Although the film is a little overlong, director David Mirkin (Romy and Michelle's High School Reunion) manages draw wonderfully comic performances from all of his cast, especially Sigourney Weaver.

She gives a dynamite performance as the confident, seductive, manipulative Max.

So much so that the younger Love Hewitt who may be considered the more visually obvious sex symbol is often blown away.

Also Ray Liotta puts in a very funny energetic performance while managing to avoid the usual frothing at the mouth which has seemed to dog his career over the last few years.

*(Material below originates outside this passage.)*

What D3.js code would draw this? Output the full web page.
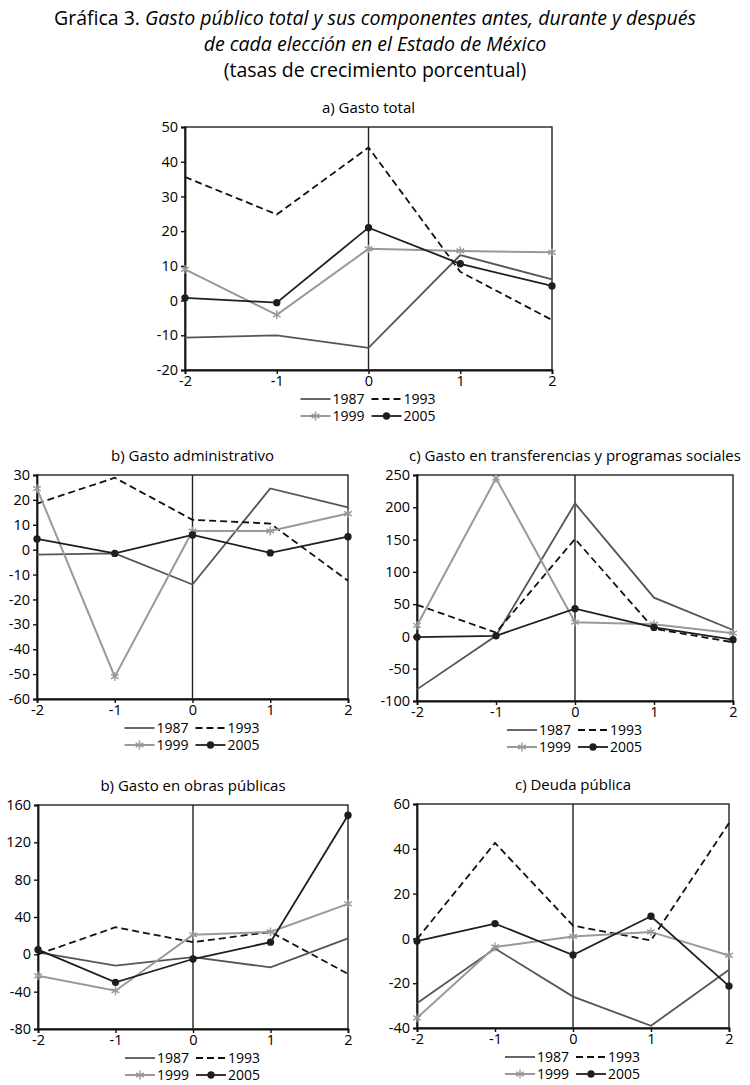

The film asks a lot on faith and is more than a little unbelievable in places, for instance, concerning the relationship between Paige and Jack.

It is difficult to believe that such a nice guy would fall in love so quickly with a woman -who despite her obvious physical attributes- verbally and physically abuses him every time he meets her.

Yet on the whole, the leap of faith is well worth it. Although formulaic, Heartbreakers is a thoroughly enjoyable romp which really strikes gold in a superb cast who make a relatively uninspired script and a simple narrative sparkle.